> _DATASET EXCERPT_
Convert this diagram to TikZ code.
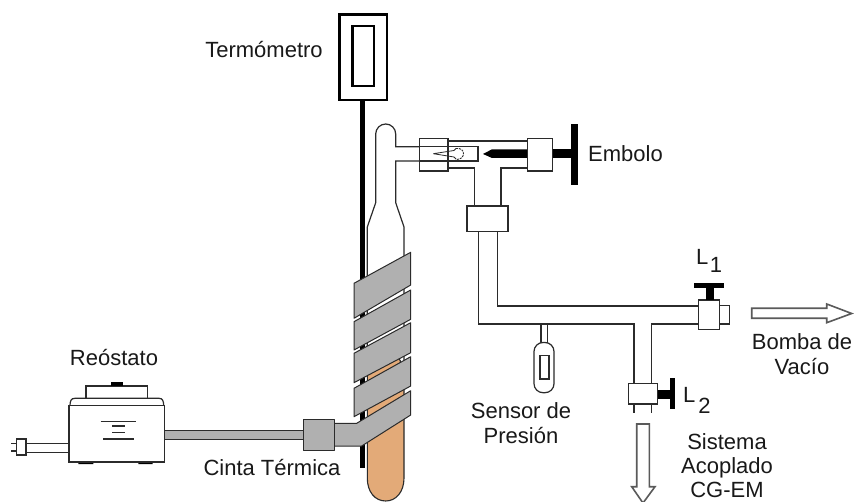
\documentclass[tikz,border=0pt]{standalone}
\usepackage{fontspec}
\setmainfont{Liberation Sans}
\definecolor{ink}{HTML}{2B2B2B}
\definecolor{tape}{HTML}{B0B0B0}
\definecolor{liquid}{HTML}{E3AA78}
\definecolor{arrowgray}{HTML}{5A5A5A}
\tikzset{
  wire/.style={draw=ink,line width=1.2pt},
  block/.style={draw=ink,line width=1.2pt,fill=white},
  band/.style={draw=ink,line width=1pt,fill=tape,line join=round},
  label/.style={font=\fontsize{22}{24}\selectfont,text=black!90,inner sep=0pt,align=center,anchor=center},
  hollow/.style={draw=arrowgray,line width=1.6pt,fill=white,line join=miter}
}
\begin{document}
\begin{tikzpicture}[x=1pt,y=-1pt]
\useasboundingbox (0,0) rectangle (856,502);
\fill[white] (0,0) rectangle (856,502);
% thermometer
\fill[black] (360,100) rectangle (365.4,468);
\draw[draw=black,line width=2.4pt,fill=white] (339.5,14.5) rectangle (387,100);
\draw[draw=black,line width=2.4pt,fill=white] (352.5,26) rectangle (374,86);
% glass body with liquid
\fill[white] (375.7,134) arc[start angle=180,end angle=360,radius=10] -- (395.7,202.7) -- (404,227) -- (404,478)
  .. controls (404,492) and (396,501) .. (385.7,501) .. controls (375,501) and (367.3,492) .. (367.3,478) -- (367.3,227) -- (375.7,202.7) -- cycle;
\draw[draw=ink,line width=1.1pt,fill=liquid] (367.3,372) -- (385,364) -- (396,358) .. controls (401,358) and (402,363) .. (398,366) -- (404,366) -- (404,478)
  .. controls (404,492) and (396,501) .. (385.7,501) .. controls (375,501) and (367.3,492) .. (367.3,478) -- cycle;
\draw[wire] (367.3,372) -- (367.3,227) -- (375.7,202.7) -- (375.7,134) arc[start angle=180,end angle=360,radius=10] -- (395.7,146.7) -- (419.3,146.7);
\draw[wire] (419.3,161) -- (395.7,161) -- (395.7,202.7) -- (404,227) -- (404,366);
% side arm, upper tubes
\draw[wire] (448,141) -- (527.3,141);
\draw[wire] (448,168) -- (474.3,168) -- (474.3,206);
\draw[wire] (527.3,168) -- (501,168) -- (501,206);
\draw[block] (419.3,138.3) rectangle (448,171);
\draw[wire] (419.3,146.7) -- (478,146.7) -- (478,161) -- (419.3,161);
% inner detail
\draw[draw=ink,line width=0.8pt] (433.3,153.7) -- (454,150.5) (433.3,153.7) -- (454,157);
\draw[draw=ink,line width=0.8pt] (454,150.5) -- (456,148.5) (454,157) -- (456,159);
\draw[draw=ink,line width=0.9pt,dash pattern=on 2pt off 1pt] (456,148.5) .. controls (466,147) and (466,160) .. (456,159.5);
% plunger
\fill[black] (527.3,149.3) -- (492,149.3) -- (483,154) -- (492,158) -- (527.3,158) -- cycle;
\fill[black] (552.7,149.3) rectangle (570.7,158);
\fill[black] (570.7,124) rectangle (578.3,185);
\draw[block] (527.3,138.3) rectangle (552.7,171);
% vacuum line
\draw[wire] (478.3,231.3) -- (478.3,324) -- (634,324) -- (634,383.3);
\draw[wire] (497.7,231.3) -- (497.7,306) -- (698.3,306);
\draw[wire] (698.3,324) -- (651.7,324) -- (651.7,383.3);
\draw[block] (467,206) rectangle (508,231.3);
% L1 valve
\draw[block] (719.7,305.7) rectangle (729.3,324);
\draw[block] (698.3,300) rectangle (719.7,329.3);
\fill[black] (706,288) rectangle (714.3,300);
\fill[black] (694,282.7) rectangle (724.3,288.5);
% L2 valve
\draw[block] (628.3,383.3) rectangle (657.7,404);
\fill[black] (657.7,390) rectangle (670.7,399.3);
\fill[black] (670,378) rectangle (675,409);
\draw[wire] (634,404) -- (634,413) (651.7,404) -- (651.7,413);
% sensor
\draw[wire] (541,324) -- (541,342.7) (547.7,324) -- (547.7,342.7);
\draw[block,rounded corners=9pt] (534,342.5) rectangle (554,392.7);
\draw[wire] (540,355.7) rectangle (549,379);
% hollow arrows
\draw[hollow] (751.7,308.3) -- (826.7,308.3) -- (826.7,304) -- (851.7,313.5) -- (826.7,322.7) -- (826.7,318.3) -- (751.7,318.3) -- cycle;
\draw[hollow] (636.7,424) -- (649.3,424) -- (649.3,486.7) -- (655,486.7) -- (643,503) -- (631.7,486.7) -- (636.7,486.7) -- cycle;
% heating tape
\draw[band] (354,283.3) -- (410.7,252.3) -- (410.7,285) -- (354,318.3) -- cycle;
\draw[band] (354,321.7) -- (410.7,290) -- (410.7,319.3) -- (354,350) -- cycle;
\draw[band] (354,353.3) -- (410.7,322.7) -- (410.7,352.7) -- (354,382.7) -- cycle;
\draw[band] (354,388.3) -- (410.7,356.7) -- (410.7,386) -- (354,416.7) -- cycle;
% cable, connector
\draw[draw=ink,line width=1pt,fill=tape] (164.7,430.7) rectangle (304,439.3);
\draw[band] (334,423.3) -- (356.7,423.3) -- (410.7,390.7) -- (410.7,415) -- (361.7,446) -- (334,446) -- cycle;
\draw[band] (303.3,419.3) rectangle (334,450.7);
% rheostat
\draw[wire] (26,443.3) -- (69,443.3) (26,452.3) -- (69,452.3);
\draw[wire] (11,443.3) -- (16.7,443.3) (11,451) -- (16.7,451);
\draw[block] (16.7,439) rectangle (26,455);
\draw[block] (86,386) rectangle (147.7,398.3);
\fill[black] (111,382.3) rectangle (122.7,386);
\fill[black] (78.3,461.5) rectangle (93.3,464) (138.3,461.5) rectangle (152.7,464);
\draw[wire] (70,405.7) .. controls (70,401) and (71,398.3) .. (75,398.3) -- (159,398.3) .. controls (162.5,398.3) and (163.7,401) .. (163.7,405.7);
\draw[block] (69,405.7) rectangle (164.7,462);
\draw[wire] (100.7,421.7) -- (136,421.7) (112,426) -- (124.7,426) (112,432.3) -- (124.7,432.3) (103.3,439) -- (134.3,439);
% labels
\node[label] (termo) at (264,50) {Termómetro};
\node[label,anchor=west] (embolo) at (588,154) {Embolo};
\node[label] (reo) at (114,358) {Reóstato};
\node[label] (cinta) at (272,468) {Cinta Térmica};
\node[label] (sensor) at (521,423) {Sensor de\\[1.5pt]Presión};
\node[label,anchor=west] (l1) at (696,261) {L\hspace{1.5pt}\raisebox{-8pt}{1}};
\node[label,anchor=west] (l2) at (683,400) {L\hspace{3pt}\raisebox{-11pt}{2}};
\node[label] (bomba) at (802,354) {Bomba de\\[1.5pt]Vacío};
\node[label] (sis) at (727,466) {Sistema\\[0pt]Acoplado\\[0pt]CG-EM};
\end{tikzpicture}
\end{document}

> _PROBLEM REQUIREMENTS_
Set down the material exactly, every line of it, except for the pictures.

> _OUTPUT OF THE EXERCISE_
Convert this diagram to TikZ code.
\documentclass[tikz,border=0pt]{standalone}
\usepackage{fontspec}
\setmainfont{Liberation Sans}
\definecolor{ink}{HTML}{2B2B2B}
\definecolor{tape}{HTML}{B0B0B0}
\definecolor{liquid}{HTML}{E3AA78}
\definecolor{arrowgray}{HTML}{5A5A5A}
\tikzset{
  wire/.style={draw=ink,line width=1.2pt},
  block/.style={draw=ink,line width=1.2pt,fill=white},
  band/.style={draw=ink,line width=1pt,fill=tape,line join=round},
  label/.style={font=\fontsize{22}{24}\selectfont,text=black!90,inner sep=0pt,align=center,anchor=center},
  hollow/.style={draw=arrowgray,line width=1.6pt,fill=white,line join=miter}
}
\begin{document}
\begin{tikzpicture}[x=1pt,y=-1pt]
\useasboundingbox (0,0) rectangle (856,502);
\fill[white] (0,0) rectangle (856,502);
% thermometer
\fill[black] (360,100) rectangle (365.4,468);
\draw[draw=black,line width=2.4pt,fill=white] (339.5,14.5) rectangle (387,100);
\draw[draw=black,line width=2.4pt,fill=white] (352.5,26) rectangle (374,86);
% glass body with liquid
\fill[white] (375.7,134) arc[start angle=180,end angle=360,radius=10] -- (395.7,202.7) -- (404,227) -- (404,478)
  .. controls (404,492) and (396,501) .. (385.7,501) .. controls (375,501) and (367.3,492) .. (367.3,478) -- (367.3,227) -- (375.7,202.7) -- cycle;
\draw[draw=ink,line width=1.1pt,fill=liquid] (367.3,372) -- (385,364) -- (396,358) .. controls (401,358) and (402,363) .. (398,366) -- (404,366) -- (404,478)
  .. controls (404,492) and (396,501) .. (385.7,501) .. controls (375,501) and (367.3,492) .. (367.3,478) -- cycle;
\draw[wire] (367.3,372) -- (367.3,227) -- (375.7,202.7) -- (375.7,134) arc[start angle=180,end angle=360,radius=10] -- (395.7,146.7) -- (419.3,146.7);
\draw[wire] (419.3,161) -- (395.7,161) -- (395.7,202.7) -- (404,227) -- (404,366);
% side arm, upper tubes
\draw[wire] (448,141) -- (527.3,141);
\draw[wire] (448,168) -- (474.3,168) -- (474.3,206);
\draw[wire] (527.3,168) -- (501,168) -- (501,206);
\draw[block] (419.3,138.3) rectangle (448,171);
\draw[wire] (419.3,146.7) -- (478,146.7) -- (478,161) -- (419.3,161);
% inner detail
\draw[draw=ink,line width=0.8pt] (433.3,153.7) -- (454,150.5) (433.3,153.7) -- (454,157);
\draw[draw=ink,line width=0.8pt] (454,150.5) -- (456,148.5) (454,157) -- (456,159);
\draw[draw=ink,line width=0.9pt,dash pattern=on 2pt off 1pt] (456,148.5) .. controls (466,147) and (466,160) .. (456,159.5);
% plunger
\fill[black] (527.3,149.3) -- (492,149.3) -- (483,154) -- (492,158) -- (527.3,158) -- cycle;
\fill[black] (552.7,149.3) rectangle (570.7,158);
\fill[black] (570.7,124) rectangle (578.3,185);
\draw[block] (527.3,138.3) rectangle (552.7,171);
% vacuum line
\draw[wire] (478.3,231.3) -- (478.3,324) -- (634,324) -- (634,383.3);
\draw[wire] (497.7,231.3) -- (497.7,306) -- (698.3,306);
\draw[wire] (698.3,324) -- (651.7,324) -- (651.7,383.3);
\draw[block] (467,206) rectangle (508,231.3);
% L1 valve
\draw[block] (719.7,305.7) rectangle (729.3,324);
\draw[block] (698.3,300) rectangle (719.7,329.3);
\fill[black] (706,288) rectangle (714.3,300);
\fill[black] (694,282.7) rectangle (724.3,288.5);
% L2 valve
\draw[block] (628.3,383.3) rectangle (657.7,404);
\fill[black] (657.7,390) rectangle (670.7,399.3);
\fill[black] (670,378) rectangle (675,409);
\draw[wire] (634,404) -- (634,413) (651.7,404) -- (651.7,413);
% sensor
\draw[wire] (541,324) -- (541,342.7) (547.7,324) -- (547.7,342.7);
\draw[block,rounded corners=9pt] (534,342.5) rectangle (554,392.7);
\draw[wire] (540,355.7) rectangle (549,379);
% hollow arrows
\draw[hollow] (751.7,308.3) -- (826.7,308.3) -- (826.7,304) -- (851.7,313.5) -- (826.7,322.7) -- (826.7,318.3) -- (751.7,318.3) -- cycle;
\draw[hollow] (636.7,424) -- (649.3,424) -- (649.3,486.7) -- (655,486.7) -- (643,503) -- (631.7,486.7) -- (636.7,486.7) -- cycle;
% heating tape
\draw[band] (354,283.3) -- (410.7,252.3) -- (410.7,285) -- (354,318.3) -- cycle;
\draw[band] (354,321.7) -- (410.7,290) -- (410.7,319.3) -- (354,350) -- cycle;
\draw[band] (354,353.3) -- (410.7,322.7) -- (410.7,352.7) -- (354,382.7) -- cycle;
\draw[band] (354,388.3) -- (410.7,356.7) -- (410.7,386) -- (354,416.7) -- cycle;
% cable, connector
\draw[draw=ink,line width=1pt,fill=tape] (164.7,430.7) rectangle (304,439.3);
\draw[band] (334,423.3) -- (356.7,423.3) -- (410.7,390.7) -- (410.7,415) -- (361.7,446) -- (334,446) -- cycle;
\draw[band] (303.3,419.3) rectangle (334,450.7);
% rheostat
\draw[wire] (26,443.3) -- (69,443.3) (26,452.3) -- (69,452.3);
\draw[wire] (11,443.3) -- (16.7,443.3) (11,451) -- (16.7,451);
\draw[block] (16.7,439) rectangle (26,455);
\draw[block] (86,386) rectangle (147.7,398.3);
\fill[black] (111,382.3) rectangle (122.7,386);
\fill[black] (78.3,461.5) rectangle (93.3,464) (138.3,461.5) rectangle (152.7,464);
\draw[wire] (70,405.7) .. controls (70,401) and (71,398.3) .. (75,398.3) -- (159,398.3) .. controls (162.5,398.3) and (163.7,401) .. (163.7,405.7);
\draw[block] (69,405.7) rectangle (164.7,462);
\draw[wire] (100.7,421.7) -- (136,421.7) (112,426) -- (124.7,426) (112,432.3) -- (124.7,432.3) (103.3,439) -- (134.3,439);
% labels
\node[label] (termo) at (264,50) {Termómetro};
\node[label,anchor=west] (embolo) at (588,154) {Embolo};
\node[label] (reo) at (114,358) {Reóstato};
\node[label] (cinta) at (272,468) {Cinta Térmica};
\node[label] (sensor) at (521,423) {Sensor de\\[1.5pt]Presión};
\node[label,anchor=west] (l1) at (696,261) {L\hspace{1.5pt}\raisebox{-8pt}{1}};
\node[label,anchor=west] (l2) at (683,400) {L\hspace{3pt}\raisebox{-11pt}{2}};
\node[label] (bomba) at (802,354) {Bomba de\\[1.5pt]Vacío};
\node[label] (sis) at (727,466) {Sistema\\[0pt]Acoplado\\[0pt]CG-EM};
\end{tikzpicture}
\end{document}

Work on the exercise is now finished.